Фальк долго жил во Франции и вернулся в СССР перед войной. Сразу после войны началось гонение против форма­лизма. Фальк стал bete noire[18] советской художественной кри­тики и едва не сел.

Получив приглашение бывать у Фалька, я едва мог до­ждаться следующего раза, и всякое посещение его мастер­ской было для меня праздником. Я видел там известного коллекционера Костаки, а однажды — большого поклонника Фалька Святослава Рихтера.

Летом я защищал дипломный проект, и мне нужно было сделать добрый десяток чертежей. Места для этого не было, и тут Н. В. предложила мне занять на время ее комнату, ибо летом она отдыхала в Абрамцево.

Я не знал, как и благодарить ее. Почти два месяца я про­жил в комнате, в окружении книг ее отца, книг Достоевского, Мережковского, Гершензона, Блока, рассматривая картины, рисунки и репродукции. В июле я навестил ее на даче, где она жила со своей ближайшей подругой Еленой Дмитриевной Танненберг у скульптора Бориса Королева, но не в доме, а в совершенно непригодном для жизни сарае, другую часть ко­торого снимала жена известного артиста Всеволода Аксе­нова-Арди. Были люди, которые платили за право жить в Абрамцево любые деньги.

47

Шел слух: наделяют евреев землей...

Изи Харик

В СТАНКИНе уже ранней весной начались странные ма­невры. Мне делали туманные намеки на аспирантуру, как и Саше Михневичу, но в конце концов в аспирантуре оставили Леву Кудрявцева, парня прилежного, но не хватавшего звезд с неба. Его отец был секретарем райкома в Смоленской области, но решающую роль в том, что он остался в аспиран­туре, сыграло не это. Он, по-видимому, был одним из осве­домителей в нашей группе. Мне на это намекали и раньше, но как-то Лева завел со мной прямо-таки провокационный разговор: «Правда, все у нас паршиво?» Почувствовав неиск­ренность, я что-то промычал и уклонился от разговора.

Многих студентов вызвали на «собеседование». Меня то­же. Были и другие евреи с разных факультетов. Нам сказа­ли, что нас, возможно, распределят в «ящик» (был даже на­зван его номер), характер которого не раскрывали. Сразу было видно, что успеваемость не была критерием отбора в этот ящик. Но когда отбор был окончен, оказалось, что ни один еврей туда не попал. Этот ящик оказался Министер­ством среднего машиностроения (то есть атомной промыш­ленности), точнее, его заводами.

Наступил день распределения, который всегда обставля­ется торжественно и чреват неожиданностями. Когда подошла моя очередь, я вошел в кабинет Третьякова, где сидело много знакомых и незнакомых, от которых зависело мое будущее.

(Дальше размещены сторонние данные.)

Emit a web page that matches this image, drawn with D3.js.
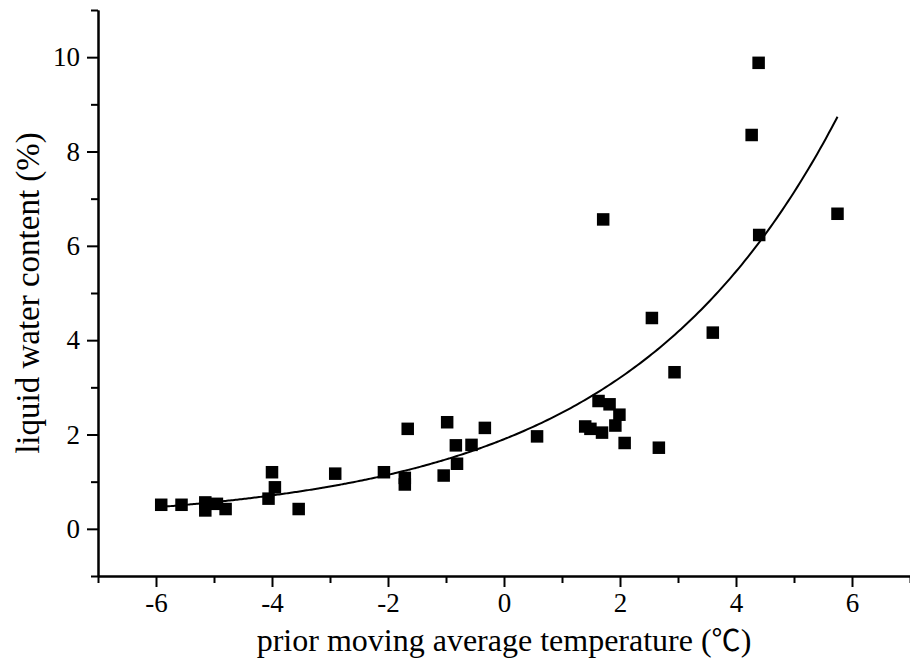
<!DOCTYPE html>
<html>
<head>
<meta charset="utf-8">
<script src="https://cdn.jsdelivr.net/npm/d3@7"></script>
<style>
  body { margin: 0; background: #fff; }
  svg text { font-family: "Liberation Serif", "Times New Roman", serif; fill: #000; }
</style>
</head>
<body>
<svg id="chart"></svg>
<script>
// measured points
var temps = [-5.91, -5.56, -5.15, -5.15, -4.95, -4.80, -4.00, -3.95, -4.06, -3.54,
  -2.91, -2.07, -1.71, -1.71, -1.66, -0.98, -0.83, -0.81, -1.04, -0.56, -0.33,
  0.57, 1.40, 1.49, 1.63, 1.82, 1.99, 1.92, 1.69, 2.08, 2.67,
  1.71, 2.55, 3.60, 2.94, 4.27, 4.39, 5.75, 4.40];
var lwc = [0.51, 0.51, 0.56, 0.39, 0.53, 0.42, 1.20, 0.88, 0.64, 0.42,
  1.17, 1.20, 1.08, 0.94, 2.12, 2.26, 1.77, 1.38, 1.13, 1.78, 2.14,
  1.96, 2.17, 2.12, 2.71, 2.64, 2.42, 2.19, 2.04, 1.82, 1.72,
  6.56, 4.47, 4.16, 3.32, 8.35, 9.88, 6.68, 6.23];

// exponential fit y = y0 + A*exp(b*x)
var fitY0 = 0.11, fitA = 1.79, fitB = 0.2735;
var fitRange = [-5.9, 5.75];

var xMajor = [-6, -4, -2, 0, 2, 4, 6];
var xMinor = [-7, -5, -3, -1, 1, 3, 5, 7];
var yMajor = [0, 2, 4, 6, 8, 10];
var yMinor = [-1, 1, 3, 5, 7, 9, 11];

var width = 910, height = 662;
var margin = {top: 10, right: 0, bottom: 86, left: 98};

var svg = d3.select("#chart").attr("width", width).attr("height", height);

var x = d3.scaleLinear().domain([-7, 7]).range([margin.left, width - margin.right]);
var y = d3.scaleLinear().domain([-1, 11]).range([height - margin.bottom, margin.top]);

function styleAxis(g) {
  g.attr("font-family", null).attr("font-size", null);
  g.select(".domain").attr("stroke", "#000").attr("stroke-width", 2);
  g.selectAll(".tick line").attr("stroke", "#000").attr("stroke-width", 2);
  g.selectAll(".tick text")
    .style("font-family", "'Liberation Serif', serif")
    .style("font-size", "27px");
}

// minor ticks first, then major with labels
svg.append("g")
  .attr("transform", "translate(0," + y(-1) + ")")
  .call(d3.axisBottom(x).tickValues(xMinor).tickSize(7).tickFormat("").tickSizeOuter(0))
  .call(styleAxis);
svg.append("g")
  .attr("transform", "translate(0," + y(-1) + ")")
  .call(d3.axisBottom(x).tickValues(xMajor).tickSize(11).tickPadding(6).tickSizeOuter(0)
    .tickFormat(d => d < 0 ? "-" + Math.abs(d) : d))
  .call(styleAxis);

svg.append("g")
  .attr("transform", "translate(" + x(-7) + ",0)")
  .call(d3.axisLeft(y).tickValues(yMinor).tickSize(7).tickFormat("").tickSizeOuter(0))
  .call(styleAxis);
svg.append("g")
  .attr("transform", "translate(" + x(-7) + ",0)")
  .call(d3.axisLeft(y).tickValues(yMajor).tickSize(11).tickPadding(7).tickSizeOuter(0))
  .call(styleAxis);

// fit curve
var curvePts = d3.range(fitRange[0], fitRange[1] + 0.001, 0.05).map(t => [t, fitY0 + fitA * Math.exp(fitB * t)]);
svg.append("path")
  .datum(curvePts)
  .attr("fill", "none")
  .attr("stroke", "#000")
  .attr("stroke-width", 2)
  .attr("d", d3.line().x(d => x(d[0])).y(d => y(d[1])).curve(d3.curveBasis));

// squares
var sq = 12.5;
svg.append("g").selectAll("rect")
  .data(temps.map((t, i) => [t, lwc[i]]))
  .join("rect")
  .attr("x", d => x(d[0]) - sq / 2)
  .attr("y", d => y(d[1]) - sq / 2)
  .attr("width", sq)
  .attr("height", sq)
  .attr("fill", "#000");

// axis titles
var xt = svg.append("text")
  .attr("x", (x(-7) + x(7)) / 2)
  .attr("y", 651)
  .attr("text-anchor", "middle")
  .style("font-size", "32px");
xt.append("tspan").text("prior moving average temperature (");
xt.append("tspan").style("font-family", "'Noto Sans CJK SC'").style("font-size", "29px").text("℃");
xt.append("tspan").text(")");

svg.append("text")
  .attr("transform", "translate(39," + (y(-1) + y(11)) / 2 + ") rotate(-90)")
  .attr("text-anchor", "middle")
  .style("font-size", "33px")
  .text("liquid water content (%)");
</script>
</body>
</html>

У меня глаза полезли на лоб, когда я услышал, что меня на­правляют в научно-исследовательский институт... звукозапи­си, ведь я уже успел привыкнуть к мысли, что мне придется работать в станкостроении. Эдуард Кузнецов пишет, что че­ловек может приучить себя к мысли жить в крысиной норе. Это случилось со мной в СТАНКИНе, где, прижатый в угол, я примирился с тем, что обречен работать технологом на за­воде, и стал даже едва не гордиться этим. Поэтому предложение идти в совершенно другую область, на первый взгляд даже более интересную, разбивало иллюзию полезности, нуж­ности и чуть ли не какого-то превосходства станкостроения.

Я пытался протестовать, сказав, что я инженер-технолог, на что Третьяков заявил, что СТАНКИН готовит инженеров широкого профиля. С места поднялся здоровенный мужчина и с вдохновением стал говорить о том, что в этом институ­те создаются аппараты, в которых должна обеспечиваться исключительно высокая стабильность скорости протягивания магнитной ленты.

Я было опять закапризничал, но секретарша дирекции от­чаянно зашептала: «Дурак! Соглашайся! Хорошее место!»

Я и согласился...

Тем летом в Москву приехал Тито, который для меня и для многих других был символом правды и справедливости. В день его отъезда я впервые пошел в Институт звукозаписи, чтобы узнать, когда должен выйти на работу.